トランプ大統領が絶大な信頼を寄せる首席補佐官のスージー・ワイルズ氏(写真:ロイター/アフロ)

(松本 方哉:ジャーナリスト)

“猛獣使い”の首席補佐官就任に「恐怖を感じていた」

「私の目標はホワイトハウス内で、世界にとって大きな決断を下す人たちを快適で幸せな気持ちにすることです」

 3月30日、FOXニュースで放送された単独インタビューでこう述べたのは、アメリカの政治史において女性初の大統領首席補佐官となったスージー・ワイルズ氏だ。独断専行で予測不能な行動に出るトランプ大統領とその周辺を政治的な勝利に持ちびくために日々を戦う、いわば“猛獣使い”である。

スージー・ワイルズ氏(写真:ロイター/アフロ)

 ワイルズ氏はインタビュー冒頭から、超大国アメリカの大統領の首席補佐官であるという重責への緊張感を隠さなかった。

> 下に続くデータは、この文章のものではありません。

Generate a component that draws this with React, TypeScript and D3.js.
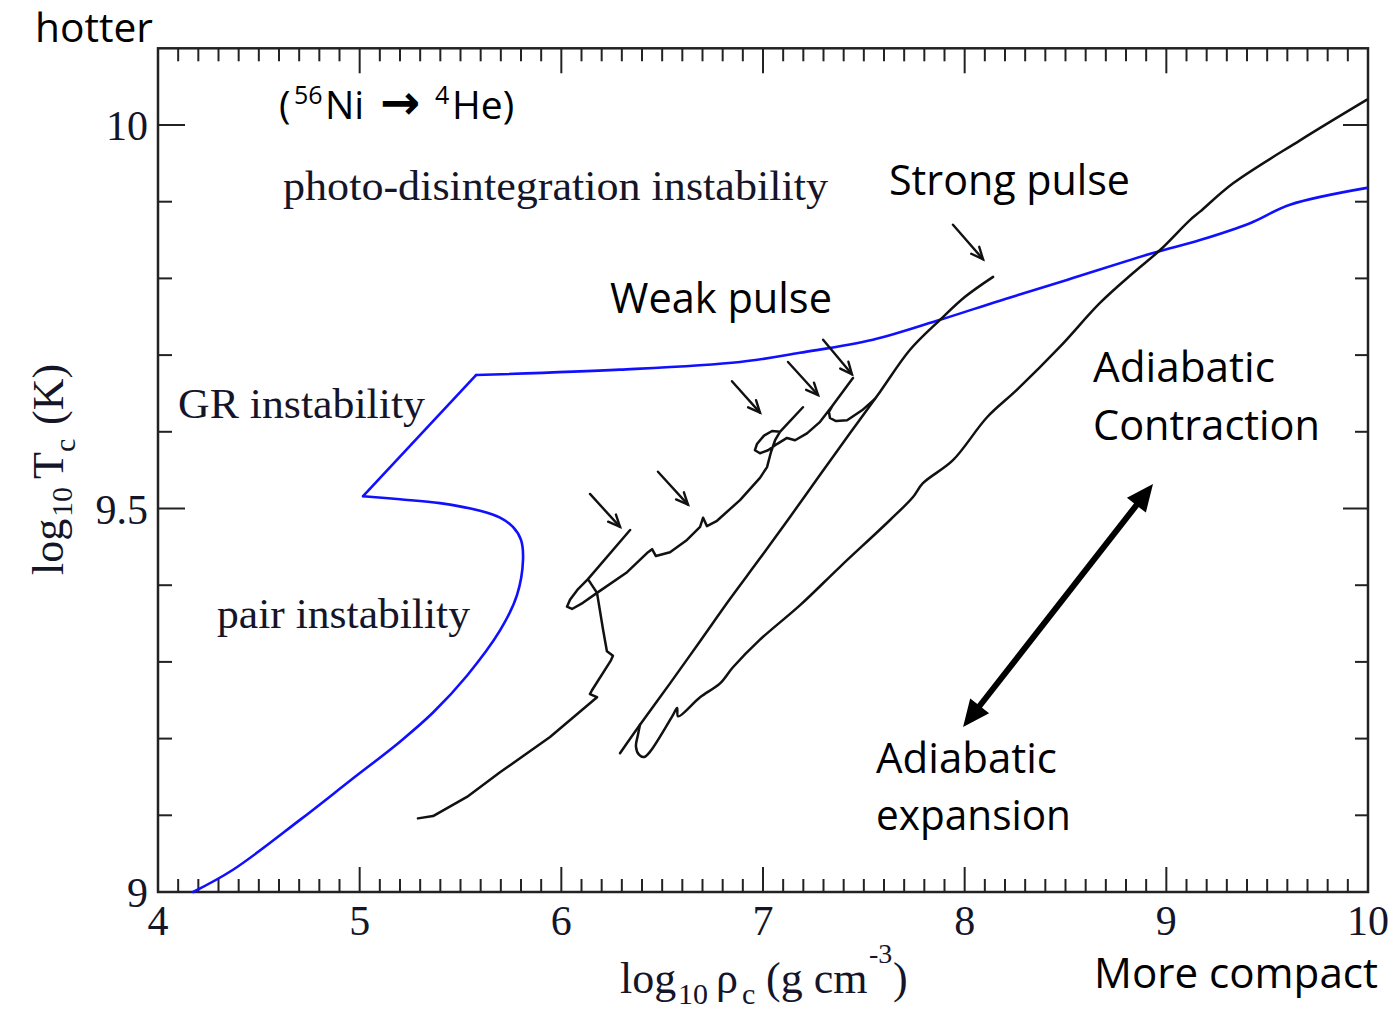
import React from 'react';
import * as d3 from 'd3';

type P = [number, number];

// axis ticks
const xTickLabels = ['4', '5', '6', '7', '8', '9', '10'];
const xTickValues = [4, 5, 6, 7, 8, 9, 10];
const yTickLabels = ['9', '9.5', '10'];
const yTickValues = [9, 9.5, 10];

// blue instability boundary (log rho, log T)
const blueLower: P[] = [
  [4.174, 9.0], [4.372, 9.029], [4.704, 9.094], [4.952, 9.145], [5.2, 9.196],
  [5.364, 9.234], [5.532, 9.282], [5.696, 9.341], [5.78, 9.387], [5.81, 9.433],
  [5.8, 9.459], [5.76, 9.476], [5.696, 9.488], [5.597, 9.497], [5.398, 9.507],
  [5.2, 9.512], [5.017, 9.516],
];
const blueUpper: P[] = [
  [5.577, 9.674], [6.291, 9.681], [6.886, 9.691], [7.183, 9.703], [7.545, 9.72],
  [7.878, 9.746], [8.175, 9.771], [8.507, 9.798], [8.934, 9.833], [9.167, 9.85],
  [9.415, 9.872], [9.613, 9.896], [9.995, 9.918],
];

// core track with weak pulses
const weakPulseTrack: P[] = [
  [5.289, 9.096], [5.364, 9.099], [5.532, 9.124], [5.696, 9.156], [5.944, 9.202],
  [6.177, 9.254], [6.142, 9.258], [6.152, 9.263], [6.246, 9.302], [6.256, 9.308],
  [6.226, 9.314], [6.207, 9.342], [6.177, 9.39], [6.132, 9.408], [6.341, 9.472],
  [6.132, 9.408], [6.083, 9.395], [6.043, 9.381], [6.028, 9.372], [6.053, 9.369],
  [6.107, 9.377], [6.177, 9.39],
  [6.326, 9.417], [6.43, 9.443], [6.45, 9.447], [6.469, 9.438], [6.539, 9.443],
  [6.623, 9.459], [6.688, 9.476], [6.703, 9.488], [6.722, 9.477], [6.772, 9.484],
  [6.886, 9.511], [6.985, 9.54], [7.02, 9.554], [7.04, 9.574], [7.06, 9.589],
  [7.084, 9.6], [7.198, 9.632], [7.084, 9.6], [7.045, 9.601], [7.005, 9.595],
  [6.97, 9.584], [6.96, 9.576], [6.985, 9.572], [7.025, 9.576], [7.069, 9.584],
  [7.119, 9.592], [7.159, 9.589],
  [7.218, 9.598], [7.283, 9.613], [7.347, 9.635], [7.446, 9.67], [7.347, 9.635],
  [7.327, 9.626], [7.332, 9.618], [7.362, 9.614], [7.417, 9.615], [7.491, 9.628],
  [7.555, 9.643],
];

// strong pulse peak and adiabatic expansion down to the bounce
const collapseTrack: P[] = [
  [8.141, 9.802], [8.002, 9.776], [7.878, 9.746], [7.729, 9.707], [7.58, 9.652],
  [7.431, 9.598], [7.283, 9.544], [7.134, 9.489], [6.985, 9.435], [6.836, 9.382],
  [6.688, 9.327], [6.539, 9.272], [6.39, 9.218], [6.291, 9.181],
];

// re-contraction after the bounce
const contractionTrack: P[] = [
  [6.39, 9.218], [6.38, 9.205], [6.37, 9.19], [6.385, 9.179], [6.41, 9.176],
  [6.44, 9.183], [6.554, 9.231], [6.574, 9.24], [6.579, 9.229], [6.688, 9.254],
  [6.787, 9.272], [6.851, 9.293], [6.985, 9.329], [7.184, 9.374], [7.382, 9.424],
  [7.63, 9.485], [7.744, 9.515], [7.793, 9.533], [7.942, 9.563], [8.111, 9.619],
  [8.26, 9.655], [8.473, 9.711], [8.671, 9.768], [8.835, 9.807], [8.969, 9.837],
  [9.117, 9.876], [9.167, 9.887], [9.331, 9.924], [9.663, 9.98], [9.995, 10.033],
];

// pulse pointer arrows: [x0, y0, x1, y1]
const pulseArrows: [number, number, number, number][] = [
  [6.142, 9.519, 6.291, 9.476],
  [6.479, 9.548, 6.628, 9.505],
  [6.846, 9.666, 6.985, 9.625],
  [7.124, 9.691, 7.273, 9.648],
  [7.298, 9.72, 7.441, 9.675],
  [7.942, 9.87, 8.091, 9.825],
];
const adiabatArrow: [number, number, number, number] = [7.992, 9.215, 8.934, 9.532];

const x = d3.scaleLinear().domain([4, 10]).range([158, 1368]);
const y = d3.scaleLinear().domain([9, 10.1]).range([892, 48.3]);

const lin = d3.line<P>().x(d => x(d[0])).y(d => y(d[1])).curve(d3.curveLinear);
const smooth = d3.line<P>().x(d => x(d[0])).y(d => y(d[1])).curve(d3.curveCatmullRom.alpha(0.5));

const SERIF = '"Liberation Serif", "Times New Roman", serif';
const SANS = '"Open Sans", "Noto Sans", sans-serif';
const TXT = '#15152a';

function openHead(x0: number, y0: number, x1: number, y1: number) {
  const a = Math.atan2(y1 - y0, x1 - x0);
  const L = 13, s = 0.42;
  const p1 = [x1 - L * Math.cos(a - s), y1 - L * Math.sin(a - s)];
  const p2 = [x1 - L * Math.cos(a + s), y1 - L * Math.sin(a + s)];
  return `M${p1[0]},${p1[1]}L${x1},${y1}L${p2[0]},${p2[1]}`;
}

function filledHead(xt: number, yt: number, a: number) {
  const L = 27, Wd = 12;
  const bx = xt - L * Math.cos(a), by = yt - L * Math.sin(a);
  const nx = -Math.sin(a), ny = Math.cos(a);
  return `M${xt},${yt}L${bx + nx * Wd},${by + ny * Wd}L${bx - nx * Wd},${by - ny * Wd}Z`;
}

export default function App() {
  const xMinor = d3.range(40, 101).map(v => v / 10);
  const yMinor = d3.range(90, 101).map(v => v / 10);
  const isXMajor = (v: number) => Math.abs(v - Math.round(v)) < 1e-6;
  const isYMajor = (v: number) => Math.abs(v * 2 - Math.round(v * 2)) < 1e-6;

  const [ax0, ay0, ax1, ay1] = adiabatArrow;
  const X0 = x(ax0), Y0 = y(ay0), X1 = x(ax1), Y1 = y(ay1);
  const ang = Math.atan2(Y1 - Y0, X1 - X0);
  const sh = 22;

  return (
    <svg width={1395} height={1012} style={{ position: 'absolute', left: 0, top: 0, background: '#fff' }}>
      <rect x={0} y={0} width={1395} height={1012} fill="#fff" />
      {/* ticks */}
      <g stroke="#222" strokeWidth={2}>
        {xMinor.map(v => {
          const L = isXMajor(v) ? 25 : 13;
          return (
            <g key={'x' + v}>
              <line x1={x(v)} x2={x(v)} y1={892} y2={892 - L} />
              <line x1={x(v)} x2={x(v)} y1={48.3} y2={48.3 + L} />
            </g>
          );
        })}
        {yMinor.map(v => {
          const L = isYMajor(v) ? 27 : 14;
          const R = isYMajor(v) ? 25 : 13;
          return (
            <g key={'y' + v}>
              <line x1={158} x2={158 + L} y1={y(v)} y2={y(v)} />
              <line x1={1368} x2={1368 - R} y1={y(v)} y2={y(v)} />
            </g>
          );
        })}
      </g>
      <rect x={158} y={48.3} width={1210} height={892 - 48.3} fill="none" stroke="#222" strokeWidth={2.5} />

      {/* tick labels */}
      <g fontFamily={SERIF} fontSize={42} fill={TXT}>
        {xTickValues.map((v, i) => (
          <text key={'xl' + i} x={x(v)} y={935} textAnchor="middle">{xTickLabels[i]}</text>
        ))}
        {yTickValues.map((v, i) => (
          <text key={'yl' + i} x={148} y={y(v) + 15} textAnchor="end">{yTickLabels[i]}</text>
        ))}
      </g>

      {/* axis titles */}
      <text fontFamily={SERIF} fill={TXT} fontSize={44}>
        <tspan x={620} y={993}>log</tspan>
        <tspan x={678} y={1004} fontSize={30}>10</tspan>
        <tspan x={716} y={993}>ρ</tspan>
        <tspan x={742} y={1004} fontSize={30}>c</tspan>
        <tspan x={766} y={993}>(g cm</tspan>
        <tspan x={869} y={963} fontSize={28}>-3</tspan>
        <tspan x={893} y={993}>)</tspan>
      </text>
      <g transform="translate(63,575) rotate(-90)">
        <text fontFamily={SERIF} fill={TXT} fontSize={44}>
          <tspan x={0} y={0}>log</tspan>
          <tspan x={58} y={9} fontSize={30}>10</tspan>
          <tspan x={96} y={0}>T</tspan>
          <tspan x={123} y={12} fontSize={30}>c</tspan>
          <tspan x={150} y={0}>(K)</tspan>
        </text>
      </g>

      {/* region labels (serif) */}
      <g fontFamily={SERIF} fontSize={43} fill={TXT}>
        <text x={283} y={200} textLength={545} lengthAdjust="spacingAndGlyphs">photo-disintegration instability</text>
        <text x={178} y={418} textLength={247} lengthAdjust="spacingAndGlyphs">GR instability</text>
        <text x={217} y={628} textLength={253} lengthAdjust="spacingAndGlyphs">pair instability</text>
      </g>

      {/* blue boundary */}
      <g fill="none" stroke="#1010ff" strokeWidth={2.6} strokeLinejoin="round" strokeLinecap="round">
        <path d={smooth(blueLower) || ''} />
        <path d={lin([blueLower[blueLower.length - 1], blueUpper[0]]) || ''} />
        <path d={smooth(blueUpper) || ''} />
      </g>

      {/* black tracks */}
      <g fill="none" stroke="#111" strokeWidth={2.5} strokeLinejoin="round" strokeLinecap="round">
        <path d={lin(weakPulseTrack) || ''} />
        <path d={smooth(collapseTrack) || ''} />
        <path d={smooth(contractionTrack) || ''} />
      </g>

      {/* pulse arrows */}
      <g fill="none" stroke="#111" strokeWidth={2.4} strokeLinecap="round" strokeLinejoin="miter">
        {pulseArrows.map((a, i) => {
          const x0 = x(a[0]), y0 = y(a[1]), x1 = x(a[2]), y1 = y(a[3]);
          return (
            <g key={'pa' + i}>
              <line x1={x0} y1={y0} x2={x1} y2={y1} />
              <path d={openHead(x0, y0, x1, y1)} />
            </g>
          );
        })}
      </g>

      {/* adiabatic double arrow */}
      <g>
        <line x1={X0 + sh * Math.cos(ang)} y1={Y0 + sh * Math.sin(ang)} x2={X1 - sh * Math.cos(ang)} y2={Y1 - sh * Math.sin(ang)} stroke="#000" strokeWidth={6} />
        <path d={filledHead(X1, Y1, ang)} fill="#000" />
        <path d={filledHead(X0, Y0, ang + Math.PI)} fill="#000" />
      </g>

      {/* sans annotations */}
      <g fontFamily={SANS} fontSize={42} fill="#000">
        <text x={35} y={42} fontSize={40} textLength={118} lengthAdjust="spacingAndGlyphs">hotter</text>
        <text x={889} y={195} textLength={241} lengthAdjust="spacingAndGlyphs">Strong pulse</text>
        <text x={610} y={313} textLength={222} lengthAdjust="spacingAndGlyphs">Weak pulse</text>
        <text x={1093} y={382} textLength={182} lengthAdjust="spacingAndGlyphs">Adiabatic</text>
        <text x={1093} y={440} textLength={227} lengthAdjust="spacingAndGlyphs">Contraction</text>
        <text x={876} y={773} textLength={181} lengthAdjust="spacingAndGlyphs">Adiabatic</text>
        <text x={876} y={830} textLength={195} lengthAdjust="spacingAndGlyphs">expansion</text>
        <text x={1094} y={988} textLength={284} lengthAdjust="spacingAndGlyphs">More compact</text>
      </g>
      <text fontFamily={SANS} fontSize={39} fill="#000">
        <tspan x={279} y={119}>(</tspan>
        <tspan x={294} y={104} fontSize={25}>56</tspan>
        <tspan x={325} y={119}>Ni</tspan>
        <tspan x={380} y={119} fontFamily='"DejaVu Sans", sans-serif' fontWeight="bold" fontSize={48}>→</tspan>
        <tspan x={435} y={104} fontSize={25}>4</tspan>
        <tspan x={452} y={119}>He)</tspan>
      </text>
    </svg>
  );
}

「(首席補佐官を務めることに)少しも恐怖を感じなかったと言う人がいたら、人間ではありません」

 こう笑うワイルズ氏だが、「私たちはあまり時間がないと認識して仕事をスタートしました。今はまさにトランプ大統領の計画を達成するために大変な苦労をしています」と話し、トランプ2.0政権が早くも正念場を迎えていることをうかがわせる興味深いインタビューとなった。

 インタビュアーとなったのは、共和党全国委員会の共同議長を務め、トランプ大統領の次男であるエリック・トランプ氏の妻でもあるララ・トランプ氏だ。彼女はさる2月からFOXニュースで新番組のキャスターを務めている。

ララ・トランプ氏(写真:AP/アフロ)

 ララ・トランプ氏が「初めてのインタビューに感謝する」と述べると、ワイルズ氏は「最初で、おそらく唯一の私へのインタビューになると思うわ」と応じた。もちろんこれは自分がトランプ政権を辞める未来を見据えての発言ではない。ワイルズ氏は、常にトランプ氏の影に立ち、単独インタビューには一切応じないことで知られている。

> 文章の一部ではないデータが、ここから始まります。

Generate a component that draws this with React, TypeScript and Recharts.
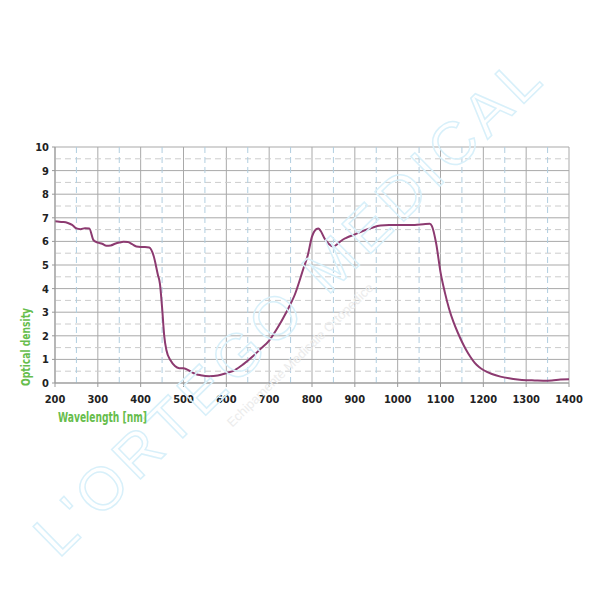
import React from "react";
import {
  CartesianGrid,
  Line,
  LineChart,
  ReferenceLine,
  XAxis,
  YAxis,
} from "recharts";

// wavelength (nm) and optical density
const wavelength = [
  200, 210, 220, 230, 240, 250, 260, 270, 280, 290, 300, 310, 320, 330, 340,
  350, 360, 370, 380, 390, 400, 410, 420, 430, 440, 445, 450, 455, 460, 470,
  480, 490, 500, 510, 520, 530, 540, 560, 580, 600, 620, 640, 660, 680, 700,
  720, 740, 760, 780, 790, 800, 810, 815, 820, 830, 840, 850, 860, 870, 880,
  900, 920, 940, 960, 980, 1000, 1020, 1040, 1060, 1075, 1080, 1090, 1100,
  1110, 1120, 1130, 1140, 1150, 1160, 1170, 1180, 1190, 1200, 1220, 1240,
  1260, 1280, 1300, 1320, 1340, 1360, 1380, 1400,
];
const density = [
  6.85, 6.83, 6.82, 6.78, 6.7, 6.55, 6.52, 6.56, 6.55, 6.05, 5.95, 5.9, 5.82,
  5.83, 5.9, 5.95, 5.98, 5.97, 5.88, 5.78, 5.76, 5.76, 5.74, 5.4, 4.6, 4.2,
  3.2, 2.0, 1.4, 0.95, 0.72, 0.63, 0.62, 0.56, 0.45, 0.37, 0.33, 0.29, 0.32,
  0.42, 0.55, 0.8, 1.1, 1.45, 1.8, 2.35, 3.0, 3.75, 4.85, 5.4, 6.2, 6.52, 6.55,
  6.45, 6.1, 5.88, 5.78, 5.9, 6.05, 6.15, 6.3, 6.45, 6.58, 6.67, 6.69, 6.69,
  6.7, 6.7, 6.73, 6.75, 6.65, 5.9, 4.7, 3.85, 3.15, 2.6, 2.15, 1.75, 1.4, 1.1,
  0.85, 0.68, 0.55, 0.38, 0.27, 0.2, 0.15, 0.12, 0.11, 0.1, 0.11, 0.15, 0.16,
];

const xTicks = [200, 300, 400, 500, 600, 700, 800, 900, 1000, 1100, 1200, 1300, 1400];
const yTicks = [0, 1, 2, 3, 4, 5, 6, 7, 8, 9, 10];
const xHalf = [250, 350, 450, 550, 650, 750, 850, 950, 1050, 1150, 1250, 1350];
const yHalf = [0.5, 1.5, 2.5, 3.5, 4.5, 5.5, 6.5, 7.5, 8.5, 9.5];

const data = wavelength.map((nm, i) => ({ nm, od: density[i] }));

const narrow = "'DejaVu Sans Condensed', 'Liberation Sans Narrow', 'Arial Narrow', sans-serif";

const tickFont = {
  fontFamily: narrow,
  fontSize: 11,
  fontWeight: 700,
  fill: "#222",
};

export default function App() {
  return (
    <div style={{ position: "absolute", top: 0, left: 0, width: 600, height: 600, background: "#fff" }}>
      <LineChart
        width={600}
        height={420}
        data={data}
        margin={{ top: 147, right: 31, bottom: 0, left: 0 }}
      >
        <CartesianGrid stroke="#a9a9a9" strokeWidth={1} />
        {yHalf.map((v) => (
          <ReferenceLine key={"y" + v} y={v} stroke="#cccccc" strokeDasharray="6 4" />
        ))}
        {xHalf.map((v) => (
          <ReferenceLine key={"x" + v} x={v} stroke="#b0cee0" strokeDasharray="6 4" />
        ))}
        <XAxis
          dataKey="nm"
          type="number"
          domain={[200, 1400]}
          ticks={xTicks}
          height={37}
          tickSize={4}
          tickMargin={8}
          stroke="#999"
          tick={tickFont}
        />
        <YAxis
          type="number"
          domain={[0, 10]}
          ticks={yTicks}
          width={55}
          tickSize={3}
          tickMargin={3}
          stroke="#999"
          tick={tickFont}
        />
        <Line
          type="monotone"
          dataKey="od"
          stroke="#8c3a70"
          strokeWidth={2}
          dot={false}
          isAnimationActive={false}
        />
      </LineChart>
      <svg
        width={600}
        height={600}
        style={{ position: "absolute", top: 0, left: 0, pointerEvents: "none" }}
      >
        <text
          x={287}
          y={307}
          textAnchor="middle"
          dominantBaseline="central"
          transform="rotate(-44.4 287 307)"
          textLength={680}
          lengthAdjust="spacing"
          fill="none"
          stroke="#d8f0fa"
          strokeWidth={1.5}
          style={{ fontFamily: "'Liberation Sans', sans-serif", fontSize: 60 }}
        >
          L'ORTEGO MEDICAL
        </text>
        <text
          x={300}
          y={355}
          textAnchor="middle"
          dominantBaseline="central"
          transform="rotate(-44.4 300 355)"
          fill="#ececec"
          style={{ fontFamily: "'Liberation Sans', sans-serif", fontSize: 13 }}
        >
          Echipamente Medicale Ortopedice
        </text>
        <text
          x={25}
          y={347}
          textAnchor="middle"
          dominantBaseline="central"
          transform="rotate(-90 25 347)"
          textLength={78}
          lengthAdjust="spacingAndGlyphs"
          fill="#66bd4c"
          style={{ fontFamily: narrow, fontSize: 13, fontWeight: 700 }}
        >
          Optical density
        </text>
        <text
          x={58}
          y={417}
          dominantBaseline="central"
          textLength={89}
          lengthAdjust="spacingAndGlyphs"
          fill="#66bd4c"
          style={{ fontFamily: narrow, fontSize: 13.5, fontWeight: 700 }}
        >
          Wavelength [nm]
        </text>
      </svg>
    </div>
  );
}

 トランプ氏が大統領に返り咲いた時も、「何か一言挨拶してくれ」と促されても笑顔を見せてトランプ氏と握手しただけで、挨拶は固辞した。トランプ氏との距離の近さを記者たちに見せびらかしたがる人間が多いトランプワールドでは稀有な存在と言える。

 筆者がワイルズ氏の単独インタビューを見たのは、9年前の2016年のABC放送の単独インタビュー以来で、彼女がトランプ政権の操縦法を自らテレビカメラの前で明かすのは異例中の異例と言える。それを政権70日余りの段階で見るとは正直思ってもいなかった。